Entries shown:
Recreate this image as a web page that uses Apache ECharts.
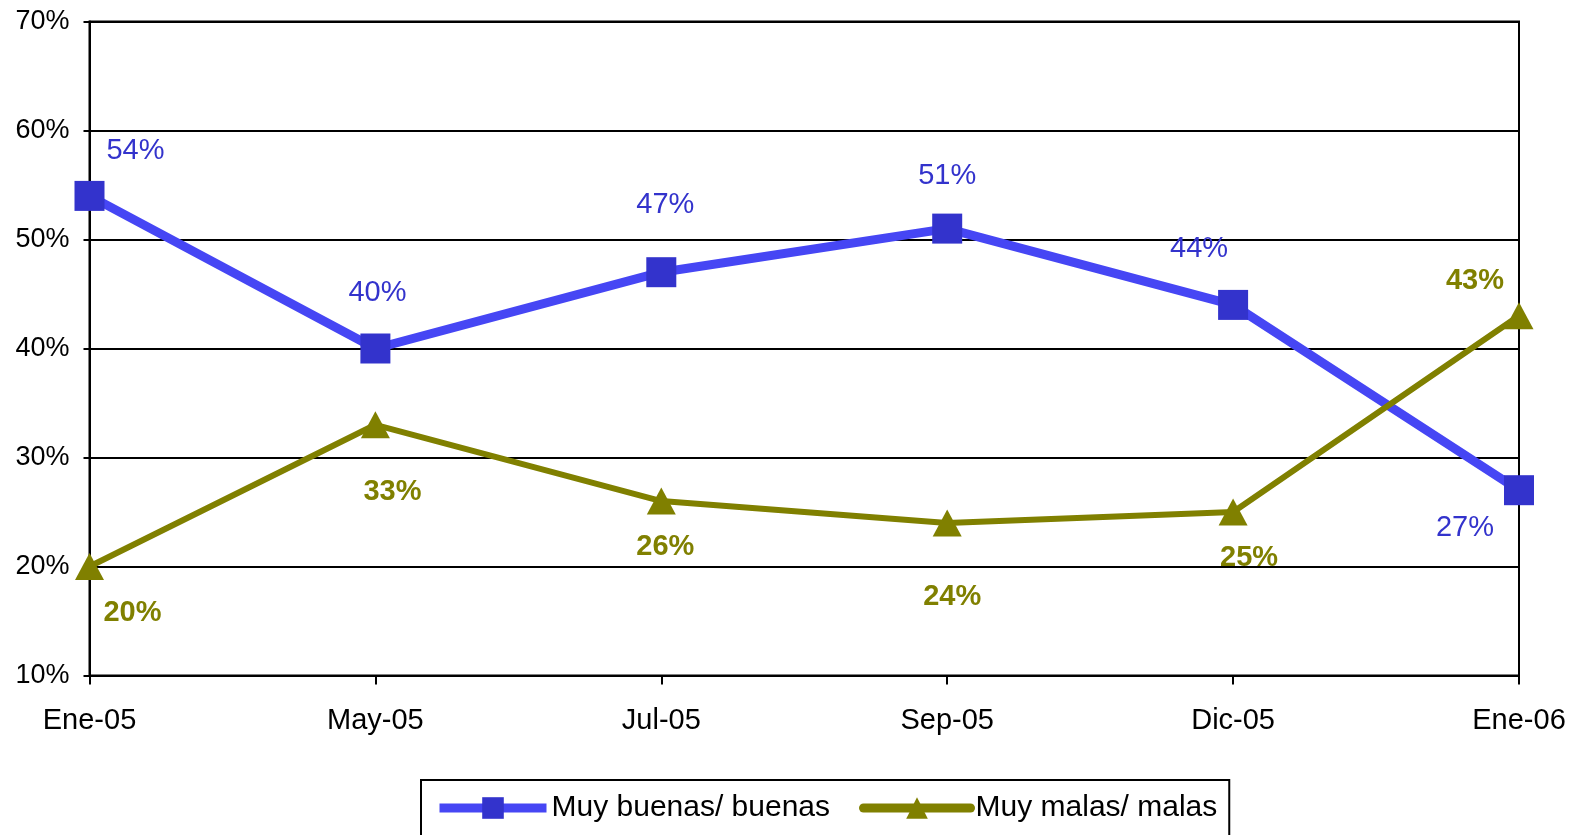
<!DOCTYPE html>
<html>
<head>
<meta charset="utf-8">
<script src="https://cdn.jsdelivr.net/npm/echarts@6/dist/echarts.min.js"></script>
<style>
  html, body { margin: 0; padding: 0; background: #fff; }
  #main { width: 1574px; height: 835px; }
</style>
</head>
<body>
<div id="main"></div>
<script>
// datos
var categorias = ['Ene-05', 'May-05', 'Jul-05', 'Sep-05', 'Dic-05', 'Ene-06'];
var buenas = [54, 40, 47, 51, 44, 27];
var malas = [20, 33, 26, 24, 25, 43];
var nombreBuenas = 'Muy buenas/ buenas';
var nombreMalas = 'Muy malas/ malas';

// desplazamiento de las etiquetas respecto al punto
var offBuenas = [[46, -45], [2, -56], [4, -67], [0, -53], [-34, -56], [-54, 38]];
var offMalas = [[43, 46], [17, 67], [4, 46], [5, 74], [16, 46], [-44, -35]];

var AZUL = '#3333cc';
var OLIVA = '#808000';
var FUENTE = '"Liberation Sans", Arial, sans-serif';

function puntos(valores, offs) {
  return valores.map(function (v, i) {
    return { value: v, label: { offset: offs[i] } };
  });
}

var myChart = echarts.init(document.getElementById('main'));

var option = {
  animation: false,
  grid: {
    left: 89.5, right: 55, top: 21.5, bottom: 159.5,
    show: true, borderColor: '#000', borderWidth: 2
  },
  legend: {
    left: 421, top: 780,
    orient: 'horizontal',
    borderColor: '#000', borderWidth: 2,
    padding: [13, 12, 40, 14],
    itemWidth: 107, itemHeight: 27, itemGap: 29,
    textStyle: { fontFamily: FUENTE, fontSize: 30, color: '#000' },
    data: [
      { name: nombreBuenas, lineStyle: { width: 9, color: '#4646f4' } },
      { name: nombreMalas, lineStyle: { width: 9, cap: 'round' } }
    ]
  },
  xAxis: {
    type: 'category',
    data: categorias,
    boundaryGap: false,
    axisLine: { lineStyle: { color: '#000', width: 2 } },
    axisTick: { show: true, length: 9, lineStyle: { color: '#000', width: 2 } },
    axisLabel: { margin: 31, fontFamily: FUENTE, fontSize: 29, color: '#000' }
  },
  yAxis: {
    type: 'value',
    min: 10, max: 70, interval: 10,
    axisLine: { show: true, lineStyle: { color: '#000', width: 2 } },
    axisTick: { show: true, length: 6, lineStyle: { color: '#000', width: 2 } },
    splitLine: { show: true, lineStyle: { color: '#000', width: 2 } },
    axisLabel: { margin: 20, formatter: '{value}%', fontFamily: FUENTE, fontSize: 27, color: '#000' }
  },
  series: [
    {
      name: nombreBuenas,
      type: 'line',
      data: puntos(buenas, offBuenas),
      symbol: 'rect',
      symbolSize: 30,
      itemStyle: { color: AZUL },
      lineStyle: { color: '#4646f4', width: 9 },
      label: {
        show: true, position: 'inside', formatter: '{c}%',
        fontFamily: FUENTE, fontSize: 29, color: AZUL
      },
      z: 2
    },
    {
      name: nombreMalas,
      type: 'line',
      data: puntos(malas, offMalas),
      symbol: 'triangle',
      symbolSize: [29, 27],
      itemStyle: { color: OLIVA },
      lineStyle: { color: OLIVA, width: 6 },
      label: {
        show: true, position: 'inside', formatter: '{c}%',
        fontFamily: FUENTE, fontSize: 29, fontWeight: 'bold', color: OLIVA
      },
      z: 3
    }
  ]
};

myChart.setOption(option);
</script>
</body>
</html>
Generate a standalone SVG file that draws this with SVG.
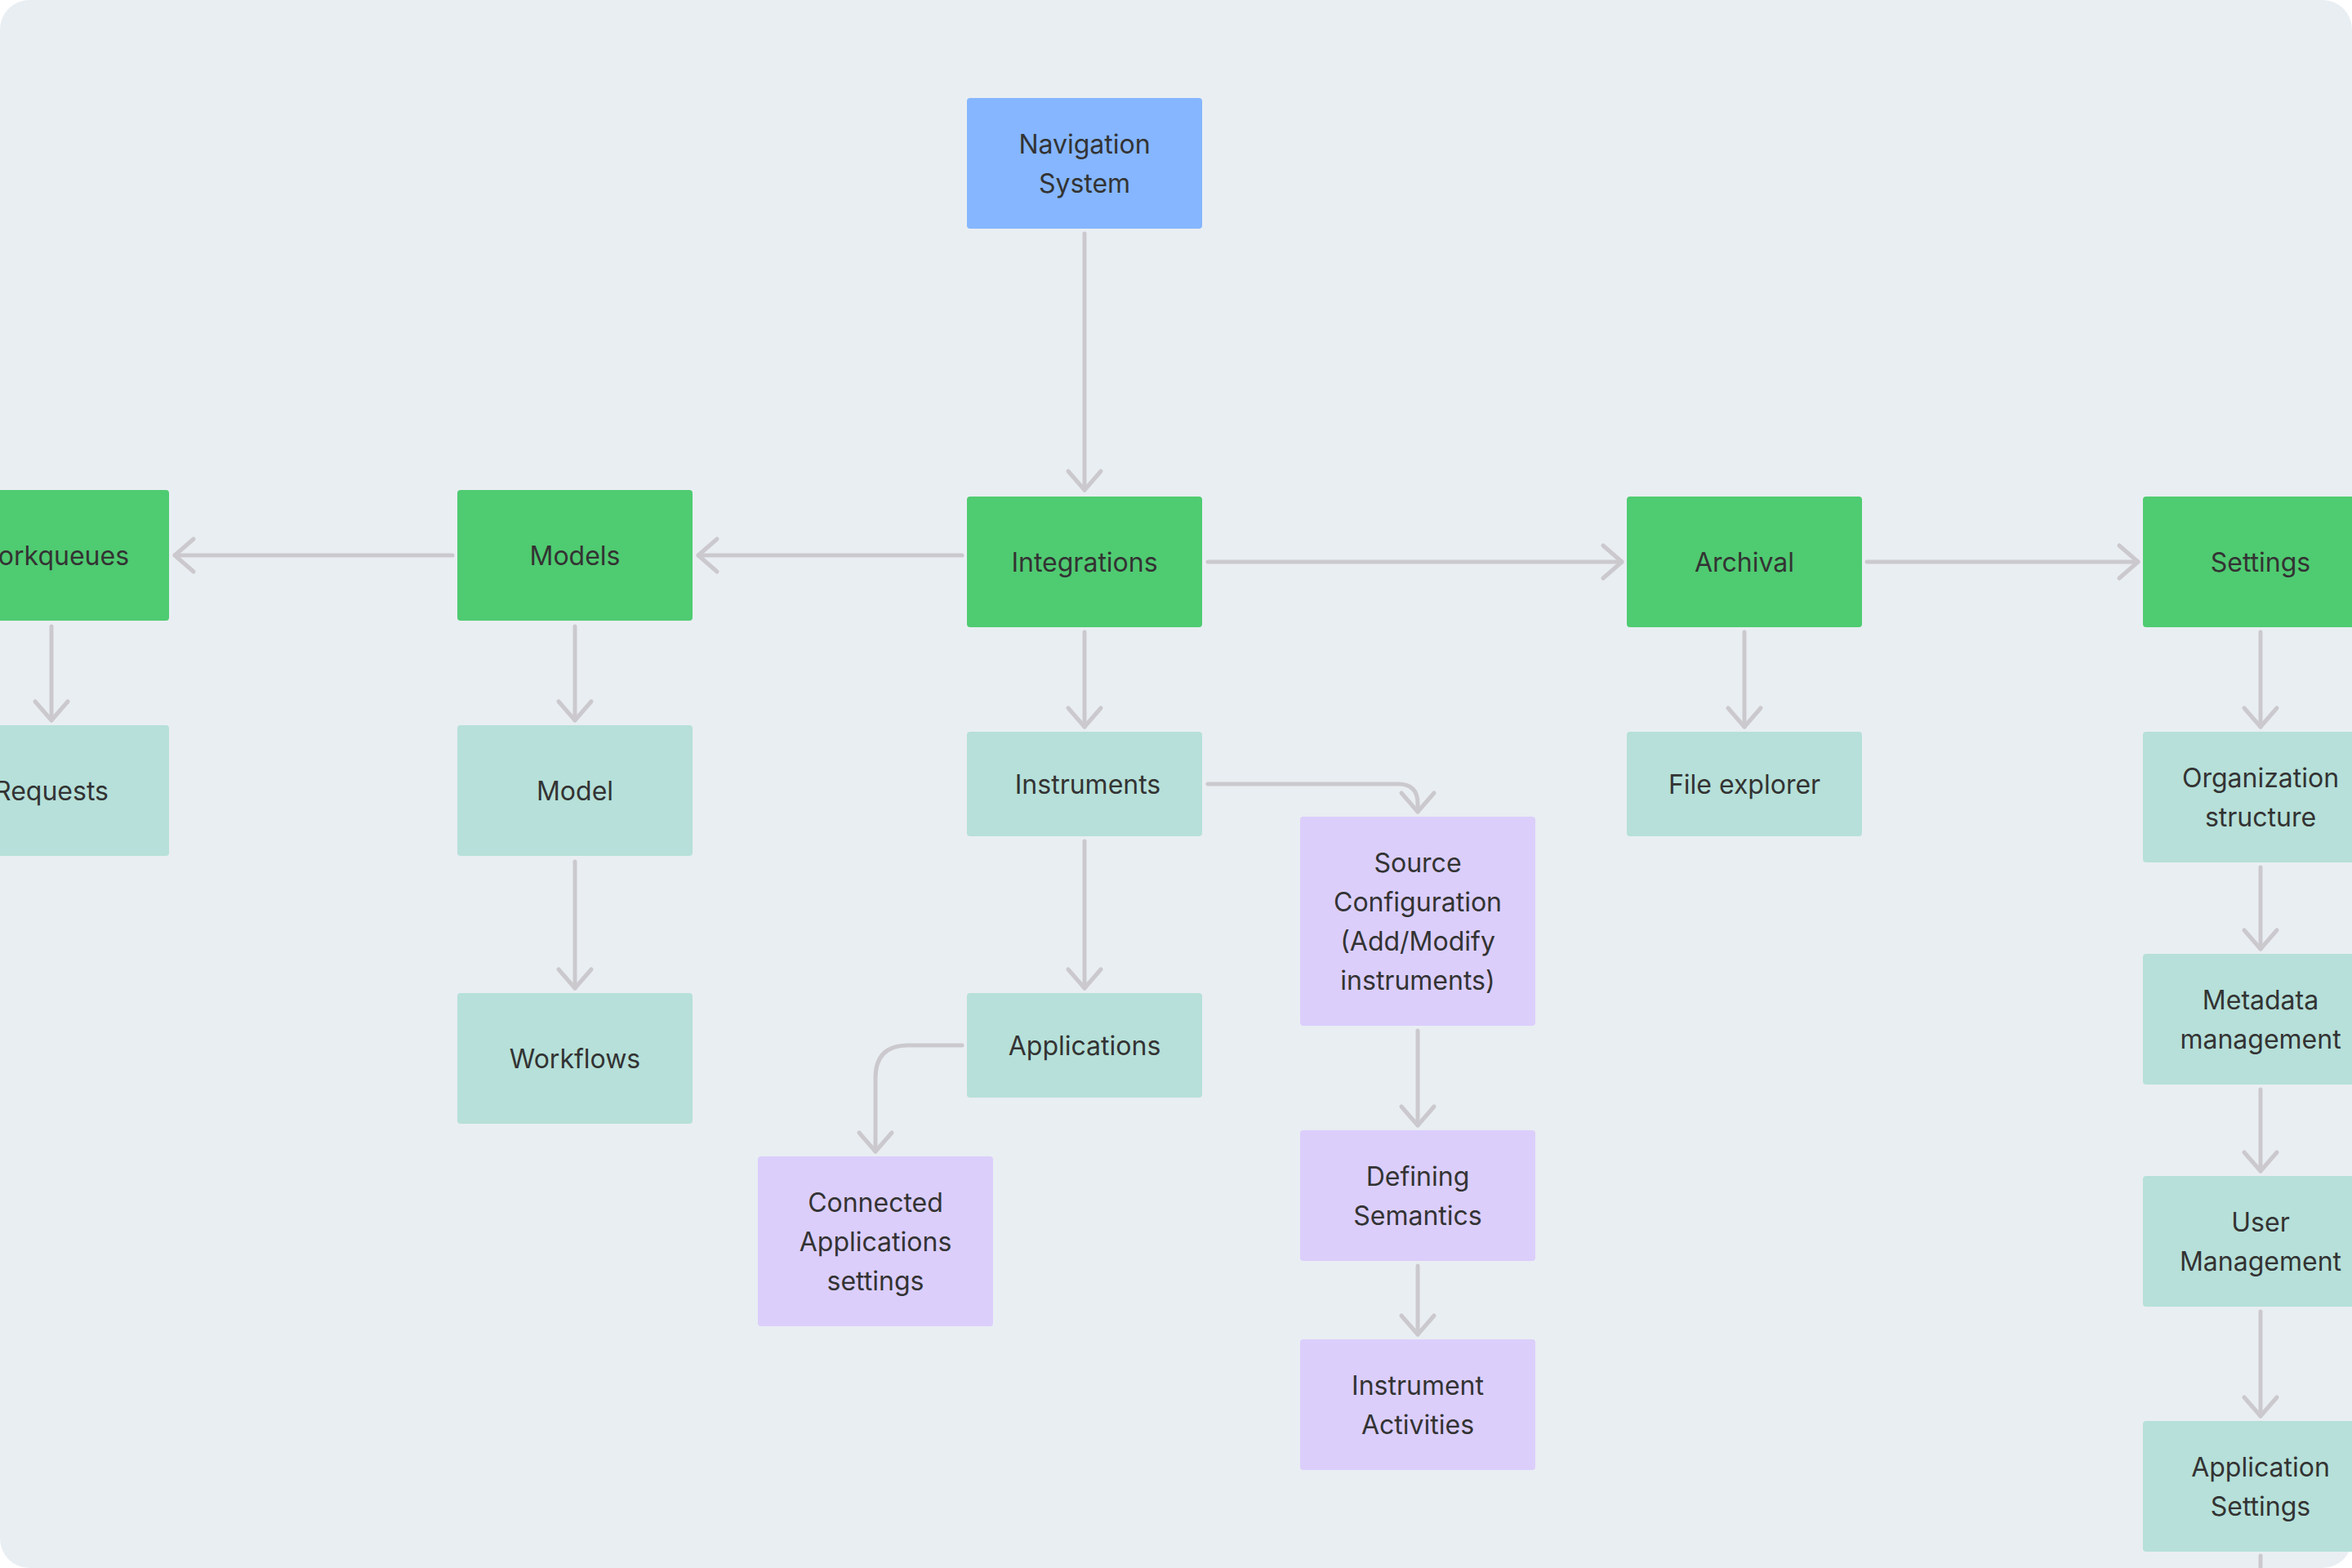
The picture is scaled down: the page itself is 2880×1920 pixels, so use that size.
<svg xmlns="http://www.w3.org/2000/svg" width="2880" height="1920" viewBox="0 0 2880 1920">
<style>
.nd rect{stroke:none}
.blue rect{fill:#85B6FF}
.green rect{fill:#4FCB71}
.teal rect{fill:#B6E0D9}
.purple rect{fill:#DBCEFB}
text{font-family:Inter,"Liberation Sans",sans-serif;font-size:32px;fill:#333333;text-anchor:middle}
.conn path{fill:none;stroke:#CBC9CD;stroke-width:5;stroke-linecap:round;stroke-linejoin:round}
</style>
<defs>
<marker id="ah" markerUnits="userSpaceOnUse" markerWidth="60" markerHeight="60" viewBox="-30 -30 60 60" refX="0" refY="0" orient="auto">
<path d="M-23,-20 L0,0 L-23,20" fill="none" stroke="#CBC9CD" stroke-width="5" stroke-linecap="round" stroke-linejoin="round"/>
</marker>
</defs>
<rect x="0" y="0" width="2880" height="1920" fill="#FFFFFF"/>
<rect x="0" y="0" width="2880" height="1920" rx="36" ry="36" fill="#E9EEF2"/>

<g class="conn">
<path d="M1328,286 V600" marker-end="url(#ah)"/>
<path d="M1178,680 H855" marker-end="url(#ah)"/>
<path d="M554,680 H214" marker-end="url(#ah)"/>
<path d="M1479,688 H1986" marker-end="url(#ah)"/>
<path d="M2286,688 H2618" marker-end="url(#ah)"/>
<path d="M63,767 V882" marker-end="url(#ah)"/>
<path d="M704,767 V882" marker-end="url(#ah)"/>
<path d="M704,1055 V1210" marker-end="url(#ah)"/>
<path d="M1328,774 V890" marker-end="url(#ah)"/>
<path d="M1328,1030 V1210" marker-end="url(#ah)"/>
<path d="M1479,960 H1712 Q1736,960 1736,984 V994" marker-end="url(#ah)"/>
<path d="M1178,1280 H1112 Q1072,1280 1072,1320 V1410" marker-end="url(#ah)"/>
<path d="M1736,1262 V1378" marker-end="url(#ah)"/>
<path d="M1736,1550 V1634" marker-end="url(#ah)"/>
<path d="M2136,774 V890" marker-end="url(#ah)"/>
<path d="M2768,774 V890" marker-end="url(#ah)"/>
<path d="M2768,1062 V1162" marker-end="url(#ah)"/>
<path d="M2768,1334 V1434" marker-end="url(#ah)"/>
<path d="M2768,1606 V1734" marker-end="url(#ah)"/>
<path d="M2768,1905 V1930"/>
</g>

<g id="nav" class="nd blue"><rect x="1184" y="120" width="288" height="160" rx="4"/><text x="1328" y="188">Navigation</text><text x="1328" y="236">System</text></g>
<g id="workqueues" class="nd green"><rect x="-81" y="600" width="288" height="160" rx="4"/><text x="63" y="692">Workqueues</text></g>
<g id="models" class="nd green"><rect x="560" y="600" width="288" height="160" rx="4"/><text x="704" y="692">Models</text></g>
<g id="integrations" class="nd green"><rect x="1184" y="608" width="288" height="160" rx="4"/><text x="1328" y="700">Integrations</text></g>
<g id="archival" class="nd green"><rect x="1992" y="608" width="288" height="160" rx="4"/><text x="2136" y="700">Archival</text></g>
<g id="settings" class="nd green"><rect x="2624" y="608" width="288" height="160" rx="4"/><text x="2768" y="700">Settings</text></g>
<g id="requests" class="nd teal"><rect x="-81" y="888" width="288" height="160" rx="4"/><text x="63" y="980">Requests</text></g>
<g id="model" class="nd teal"><rect x="560" y="888" width="288" height="160" rx="4"/><text x="704" y="980">Model</text></g>
<g id="workflows" class="nd teal"><rect x="560" y="1216" width="288" height="160" rx="4"/><text x="704" y="1308">Workflows</text></g>
<g id="instruments" class="nd teal"><rect x="1184" y="896" width="288" height="128" rx="4"/><text x="1332" y="972">Instruments</text></g>
<g id="applications" class="nd teal"><rect x="1184" y="1216" width="288" height="128" rx="4"/><text x="1328" y="1292">Applications</text></g>
<g id="fileexplorer" class="nd teal"><rect x="1992" y="896" width="288" height="128" rx="4"/><text x="2136" y="972">File explorer</text></g>
<g id="org" class="nd teal"><rect x="2624" y="896" width="288" height="160" rx="4"/><text x="2768" y="964">Organization</text><text x="2768" y="1012">structure</text></g>
<g id="metadata" class="nd teal"><rect x="2624" y="1168" width="288" height="160" rx="4"/><text x="2768" y="1236">Metadata</text><text x="2768" y="1284">management</text></g>
<g id="usermgmt" class="nd teal"><rect x="2624" y="1440" width="288" height="160" rx="4"/><text x="2768" y="1508">User</text><text x="2768" y="1556">Management</text></g>
<g id="appsettings" class="nd teal"><rect x="2624" y="1740" width="288" height="160" rx="4"/><text x="2768" y="1808">Application</text><text x="2768" y="1856">Settings</text></g>
<g id="source" class="nd purple"><rect x="1592" y="1000" width="288" height="256" rx="4"/><text x="1736" y="1068">Source</text><text x="1736" y="1116">Configuration</text><text x="1736" y="1164">(Add/Modify</text><text x="1736" y="1212">instruments)</text></g>
<g id="semantics" class="nd purple"><rect x="1592" y="1384" width="288" height="160" rx="4"/><text x="1736" y="1452">Defining</text><text x="1736" y="1500">Semantics</text></g>
<g id="activities" class="nd purple"><rect x="1592" y="1640" width="288" height="160" rx="4"/><text x="1736" y="1708">Instrument</text><text x="1736" y="1756">Activities</text></g>
<g id="connected" class="nd purple"><rect x="928" y="1416" width="288" height="208" rx="4"/><text x="1072" y="1484">Connected</text><text x="1072" y="1532">Applications</text><text x="1072" y="1580">settings</text></g>
</svg>
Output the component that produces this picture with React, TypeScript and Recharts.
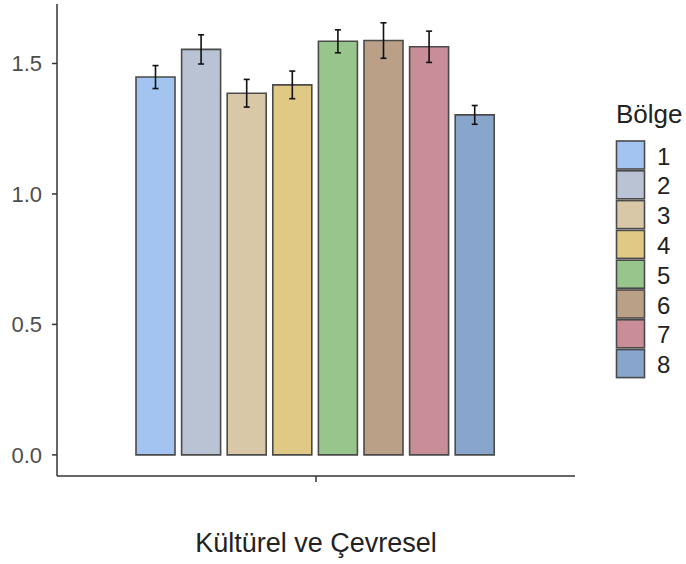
import React from 'react';
import { BarChart, Bar, XAxis, YAxis, ErrorBar } from 'recharts';

const categories = ['Kültürel ve Çevresel'];
const regions = ['1', '2', '3', '4', '5', '6', '7', '8'];
const means = [1.448, 1.554, 1.386, 1.418, 1.585, 1.588, 1.564, 1.303];
const errors = [0.044, 0.056, 0.053, 0.053, 0.044, 0.068, 0.06, 0.036];
const colors = ['#a3c3f0', '#b9c3d3', '#d8c8a8', '#dfc985', '#97c58b', '#b9a087', '#c98d97', '#88a6cb'];
const yTicks = [0, 0.5, 1.0, 1.5];
const legendTitle = 'Bölge';

const data = categories.map((c) => {
  const row: Record<string, string | number> = { name: c };
  regions.forEach((r, i) => {
    row['m' + r] = means[i];
    row['e' + r] = errors[i];
  });
  return row;
});

const FONT = '"Liberation Sans", Arial, Helvetica, sans-serif';

export default function App() {
  return (
    <div
      style={{
        position: 'absolute',
        left: 0,
        top: 0,
        width: 686,
        height: 564,
        background: '#ffffff',
        fontFamily: FONT,
      }}
    >
      <BarChart
        width={686}
        height={564}
        data={data}
        margin={{ top: 4, right: 111, left: 0, bottom: 0 }}
        barCategoryGap={79}
        barGap={6.6}
        style={{ fontFamily: FONT }}
      >
        <XAxis
          dataKey="name"
          height={88}
          tickFormatter={() => ''}
          tickSize={6}
          axisLine={{ stroke: '#333333', strokeWidth: 1.5 }}
          tickLine={{ stroke: '#333333', strokeWidth: 1.5 }}
          label={{
            value: categories[0],
            position: 'insideBottom',
            offset: 12,
            fill: '#222222',
            fontSize: 27,
            fontFamily: FONT,
          }}
        />
        <YAxis
          width={57}
          type="number"
          domain={[-0.081, 1.728]}
          allowDataOverflow
          ticks={yTicks}
          tickFormatter={(v: number) => v.toFixed(1)}
          tickSize={5}
          tickMargin={10}
          tick={{ fill: '#4d4d4d', fontSize: 22, fontFamily: FONT }}
          axisLine={{ stroke: '#333333', strokeWidth: 1.5 }}
          tickLine={{ stroke: '#333333', strokeWidth: 1.5 }}
        />
        {regions.map((r, i) => (
          <Bar
            key={r}
            dataKey={'m' + r}
            name={r}
            fill={colors[i]}
            stroke="#4a4a4a"
            strokeWidth={1.6}
            isAnimationActive={false}
          >
            <ErrorBar
              dataKey={'e' + r}
              width={3}
              stroke="#111111"
              strokeWidth={1.6}
              direction="y"
              isAnimationActive={false}
            />
          </Bar>
        ))}
      </BarChart>
      <svg
        width={686}
        height={564}
        style={{ position: 'absolute', left: 0, top: 0, pointerEvents: 'none' }}
      >
        <text x={616} y={123} fontSize={26} fill="#222222" fontFamily={FONT}>
          {legendTitle}
        </text>
        {regions.map((r, i) => {
          const top = 141 + i * 29.8;
          return (
            <g key={r}>
              <rect
                x={616.5}
                y={top}
                width={28}
                height={28}
                fill={colors[i]}
                stroke="#4a4a4a"
                strokeWidth={1.6}
              />
              <text x={657} y={top + 23.5} fontSize={24} fill="#222222" fontFamily={FONT}>
                {r}
              </text>
            </g>
          );
        })}
      </svg>
    </div>
  );
}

Task statement:
Can you give again only the lines between the one containing "Output the component" and the one containing "const legendTitle = 'Bölge';", counting both, exactly as they appear and without any pictures?

The response:
Output the component that produces this picture with React, TypeScript and Recharts.
import React from 'react';
import { BarChart, Bar, XAxis, YAxis, ErrorBar } from 'recharts';

const categories = ['Kültürel ve Çevresel'];
const regions = ['1', '2', '3', '4', '5', '6', '7', '8'];
const means = [1.448, 1.554, 1.386, 1.418, 1.585, 1.588, 1.564, 1.303];
const errors = [0.044, 0.056, 0.053, 0.053, 0.044, 0.068, 0.06, 0.036];
const colors = ['#a3c3f0', '#b9c3d3', '#d8c8a8', '#dfc985', '#97c58b', '#b9a087', '#c98d97', '#88a6cb'];
const yTicks = [0, 0.5, 1.0, 1.5];
const legendTitle = 'Bölge';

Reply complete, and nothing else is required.